Quella con Lavezzi è una grande collaborazione ma in “Capolavori nascosti” c’è “Bianche raffiche di vita” scritta per Mango, un artista di livello mondiale con cui ho lavorato. I suoi dischi sono di una qualità incredibile. Splendide anche “Giorni leggeri”, “Per la gloria”. Quell’album è fantastico!
Quale di questi capolavori nascosti ha avuto più piacere di riscoprire?
Tutti! Basti pensare a “Non è una bella idea” in cui c’è una tecnica che non so come mi è venuta! Sono due canzoni diverse che non si sviluppano in un tema unico ma in due distinti. Fu poi favolosa l’interpretazione della Mannoia in “Momento Delicato”: quei due che avevano distrutto l’amore nella loro casa. Si sente nella musica questa freddezza che colpisce forte.
A proposito di amore, “Il mio canto libero” parla di un sentimento che si eleva, parla di separazione e “Nessun dolore” invece di quello che si prova quando l’amore non c’è più. C’è qualche sfaccettatura dell’amore che avrebbe voluto ancora descrivere?

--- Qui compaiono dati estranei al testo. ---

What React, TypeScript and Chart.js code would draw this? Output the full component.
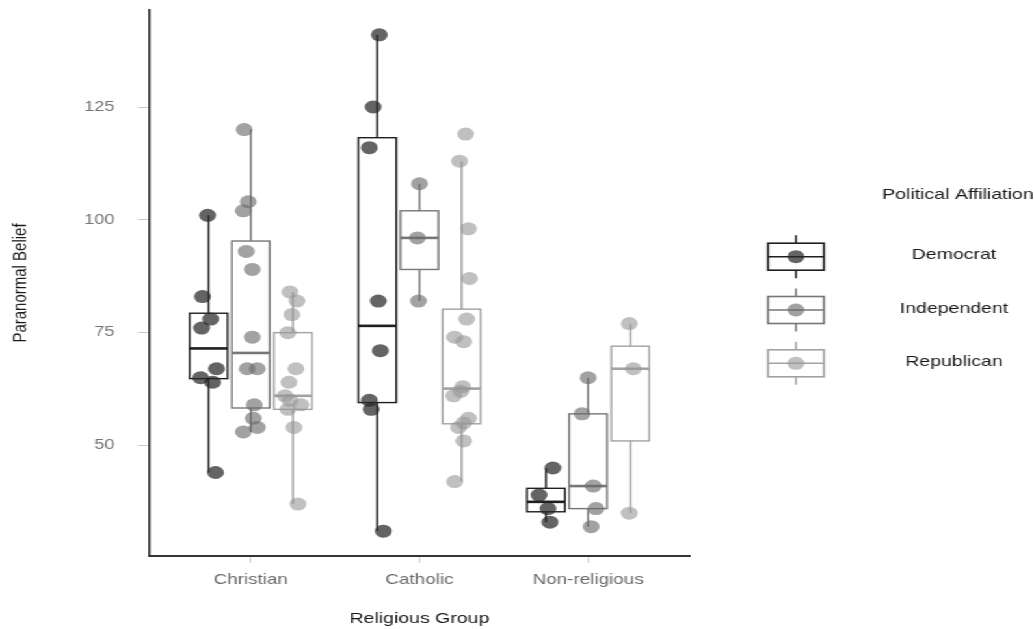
import React, { useEffect, useRef } from "react";
import { Chart, registerables } from "chart.js";

Chart.register(...registerables);

const categories = ["Christian", "Catholic", "Non-religious"];
const affiliations = ["Democrat", "Independent", "Republican"];
const yTickValues = [50, 75, 100, 125];

// Paranormal belief scores per religious group (Christian, Catholic, Non-religious)
const democratScores = [
  [101, 83, 78, 76, 67, 65, 64, 44],
  [141, 125, 116, 82, 71, 60, 58, 31],
  [45, 39, 36, 33],
];
const democratJitter = [
  [-0.006, -0.036, 0.012, -0.041, 0.047, -0.047, 0.024, 0.041],
  [0.012, -0.024, -0.047, 0.006, 0.018, -0.047, -0.036, 0.036],
  [0.041, -0.041, 0.012, 0.024],
];
const independentScores = [
  [120, 104, 102, 93, 89, 74, 67, 67, 59, 56, 54, 53],
  [108, 96, 82],
  [65, 57, 41, 36, 32],
];
const independentJitter = [
  [-0.039, -0.015, -0.044, -0.027, 0.009, 0.009, -0.021, 0.039, 0.021, 0.015, 0.039, -0.044],
  [0, -0.012, -0.006],
  [0, -0.036, 0.03, 0.047, 0.018],
];
const republicanScores = [
  [84, 82, 79, 75, 67, 64, 61, 60, 59, 58, 54, 37],
  [119, 113, 98, 87, 78, 74, 73, 63, 62, 61, 56, 55, 54, 51, 42],
  [77, 67, 35],
];
const republicanJitter = [
  [-0.018, 0.024, -0.006, -0.03, 0.018, -0.024, -0.047, -0.018, 0.047, -0.03, 0.006, 0.03],
  [0.024, -0.012, 0.041, 0.047, 0.03, -0.041, 0.012, 0.006, -0.006, -0.047, 0.041, 0.012, -0.018, 0.012, -0.041],
  [-0.006, 0.018, -0.006],
];

// Box statistics: [lower whisker, Q1, median, Q3, upper whisker]
const democratBoxes = [
  [44, 64.8, 71.5, 79.3, 101],
  [31, 59.5, 76.5, 118.2, 141],
  [33, 35.3, 37.5, 40.5, 45],
];
const independentBoxes = [
  [53, 58.3, 70.5, 95.3, 120],
  [82, 89, 96, 102, 108],
  [32, 36, 41, 57, 65],
];
const republicanBoxes = [
  [37, 58, 61, 75, 84],
  [42, 54.8, 62.6, 80.2, 113],
  [35, 51, 67, 72, 77],
];

const allScores = [democratScores, independentScores, republicanScores];
const allJitter = [democratJitter, independentJitter, republicanJitter];
const allBoxes = [democratBoxes, independentBoxes, republicanBoxes];

const groupOffsets = [-0.25, 0, 0.25];
const BOX_WIDTH = 0.225;
const boxColors = ["#1f1f1f", "#767676", "#a2a2a2"];
const pointColors = ["rgba(40,40,40,0.72)", "rgba(105,105,105,0.62)", "rgba(150,150,150,0.6)"];

const FONT = "'Liberation Sans', Arial, Helvetica, sans-serif";
const CW = 795;
const CH = 629;
const STRETCH = 1034 / CW;

const boxPlugin = {
  id: "boxes",
  beforeDatasetsDraw(chart: any) {
    const { ctx } = chart;
    const xs = chart.scales.x;
    const ys = chart.scales.y;
    ctx.save();
    allBoxes.forEach((boxes, gi) => {
      boxes.forEach((s, ci) => {
        const cx = xs.getPixelForValue(ci + 1 + groupOffsets[gi]);
        const half = (xs.getPixelForValue(BOX_WIDTH) - xs.getPixelForValue(0)) / 2;
        const [lo, q1, med, q3, hi] = s.map((v) => ys.getPixelForValue(v));
        ctx.strokeStyle = boxColors[gi];
        ctx.lineWidth = 1.5;
        ctx.beginPath();
        ctx.moveTo(cx, hi);
        ctx.lineTo(cx, q3);
        ctx.moveTo(cx, q1);
        ctx.lineTo(cx, lo);
        ctx.stroke();
        ctx.fillStyle = "#ffffff";
        ctx.fillRect(cx - half, q3, 2 * half, q1 - q3);
        ctx.lineWidth = 1.4;
        ctx.strokeRect(cx - half, q3, 2 * half, q1 - q3);
        ctx.lineWidth = 2.6;
        ctx.beginPath();
        ctx.moveTo(cx - half, med);
        ctx.lineTo(cx + half, med);
        ctx.stroke();
      });
    });
    ctx.restore();
  },
};

const legendPlugin = {
  id: "affLegend",
  afterDraw(chart: any) {
    const { ctx } = chart;
    ctx.save();
    ctx.textAlign = "center";
    ctx.textBaseline = "middle";
    ctx.fillStyle = "#1a1a1a";
    ctx.font = `15px ${FONT}`;
    ctx.fillText("Political Affiliation", 736.5, 195);
    affiliations.forEach((name, i) => {
      const cy = 256.7 + i * 53.3;
      const cx = 612;
      const hw = 21.5;
      const hh = 13.5;
      ctx.strokeStyle = boxColors[i];
      ctx.lineWidth = 1.5;
      ctx.beginPath();
      ctx.moveTo(cx, cy - hh - 8);
      ctx.lineTo(cx, cy - hh);
      ctx.moveTo(cx, cy + hh);
      ctx.lineTo(cx, cy + hh + 8);
      ctx.stroke();
      ctx.fillStyle = "#ffffff";
      ctx.fillRect(cx - hw, cy - hh, 2 * hw, 2 * hh);
      ctx.lineWidth = 1.6;
      ctx.strokeRect(cx - hw, cy - hh, 2 * hw, 2 * hh);
      ctx.beginPath();
      ctx.moveTo(cx - hw, cy);
      ctx.lineTo(cx + hw, cy);
      ctx.stroke();
      ctx.fillStyle = pointColors[i];
      ctx.beginPath();
      ctx.arc(cx, cy, 6.5, 0, Math.PI * 2);
      ctx.fill();
      ctx.fillStyle = "#1a1a1a";
      ctx.font = `15px ${FONT}`;
      ctx.fillText(name, 733.5, cy - 1.5);
    });
    ctx.restore();
  },
};

export default function App() {
  const ref = useRef<HTMLCanvasElement>(null);
  useEffect(() => {
    if (!ref.current) return;
    Chart.defaults.font.family = FONT;
    const datasets = affiliations.map((name, gi) => ({
      label: name,
      data: allScores[gi].flatMap((vals, ci) =>
        vals.map((v, j) => ({ x: ci + 1 + groupOffsets[gi] + allJitter[gi][ci][j], y: v }))
      ),
      backgroundColor: pointColors[gi],
      borderWidth: 0,
      pointRadius: 6.5,
      pointHoverRadius: 6.5,
    }));
    const chart = new Chart(ref.current, {
      type: "scatter",
      data: { datasets },
      options: {
        animation: false,
        responsive: false,
        devicePixelRatio: 1,
        layout: { padding: { left: 0, right: CW - 530, top: 10, bottom: 0 } },
        plugins: { legend: { display: false }, tooltip: { enabled: false } },
        events: [],
        scales: {
          x: {
            type: "linear",
            min: 0.4,
            max: 3.6,
            afterBuildTicks: (axis: any) => {
              axis.ticks = categories.map((_, i) => ({ value: i + 1 }));
            },
            afterFit: (scale: any) => {
              scale.height = CH - 556;
              scale.paddingLeft = 0;
              scale.paddingRight = 0;
            },
            ticks: {
              callback: (v: any) => categories[Math.round(Number(v)) - 1] ?? "",
              color: "#6a6a6a",
              font: { size: 14.5, family: FONT },
              padding: 8,
              maxRotation: 0,
              autoSkip: false,
            },
            grid: {
              display: true,
              drawOnChartArea: false,
              drawTicks: true,
              tickLength: 7,
              tickColor: "#cccccc",
              tickWidth: 1,
            },
            border: { display: true, color: "#333333", width: 2 },
            title: {
              display: true,
              text: "Religious Group",
              color: "#1a1a1a",
              font: { size: 15, family: FONT },
              padding: { top: 0, bottom: 1 },
            },
          },
          y: {
            type: "linear",
            min: 25.5,
            max: 146.5,
            afterBuildTicks: (axis: any) => {
              axis.ticks = yTickValues.map((v) => ({ value: v }));
            },
            afterFit: (scale: any) => {
              scale.width = 115;
              scale.paddingTop = 0;
              scale.paddingBottom = 0;
            },
            ticks: {
              color: "#777777",
              font: { size: 14, family: FONT },
              padding: 18,
            },
            grid: {
              display: true,
              drawOnChartArea: false,
              drawTicks: true,
              tickLength: 9,
              tickColor: "#cccccc",
              tickWidth: 1,
            },
            border: { display: true, color: "#333333", width: 1.6 },
            title: {
              display: true,
              text: "Paranormal Belief",
              color: "#1a1a1a",
              font: { size: 15, family: FONT },
              padding: { top: 7, bottom: 0 },
            },
          },
        },
      },
      plugins: [boxPlugin, legendPlugin],
    } as any);
    return () => chart.destroy();
  }, []);
  return (
    <div
      style={{
        position: "absolute",
        left: 0,
        top: 0,
        width: CW,
        height: CH,
        transform: `scaleX(${STRETCH})`,
        transformOrigin: "0 0",
        background: "#ffffff",
      }}
    >
      <canvas ref={ref} width={CW} height={CH} style={{ display: "block" }} />
    </div>
  );
}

No, perché credo di aver parlato di amore in tutti i sensi. Sono stato sempre aderente alla vita, perché la viviamo tutti e abbiamo gli stimoli per capire che questa vita, oltre a essere prevedibile, è anche particolarmente incisiva, cioè noi l’assorbiamo e la sentiamo quando è vera e anche coloro che non hanno la cultura sufficiente la percepiscono per istinto.
Lei ha sorpreso sul palco quando ha cominciato a parlare inaspettatamente di prevenzione primaria e del ruolo della musica in questo.
È la grande operazione che sto facendo, l’ultima ma la più importante. Ho scritto il libro “La rinascita”, che sta andando in ristampa in questi giorni, con Giovanni Scapagnini e molti altri grandissimi medici.
Sono 32 anni che studio la prevenzione primaria e ho letto moltissimi libri su come si possa evitare di ammalarsi.
La musica, il cantare assieme, il ridere assieme, la serenità, tutto quello che fa parte della bellezza della vita, il sorriso, la condivisione, è tutta salute.
Come ha detto dal palco di Pescara, cantare assieme ci ha dato una bella scarica di endorfina.
La gioia, la passione, la condivisione producono endorfina che è quanto di meglio esista per il corpo.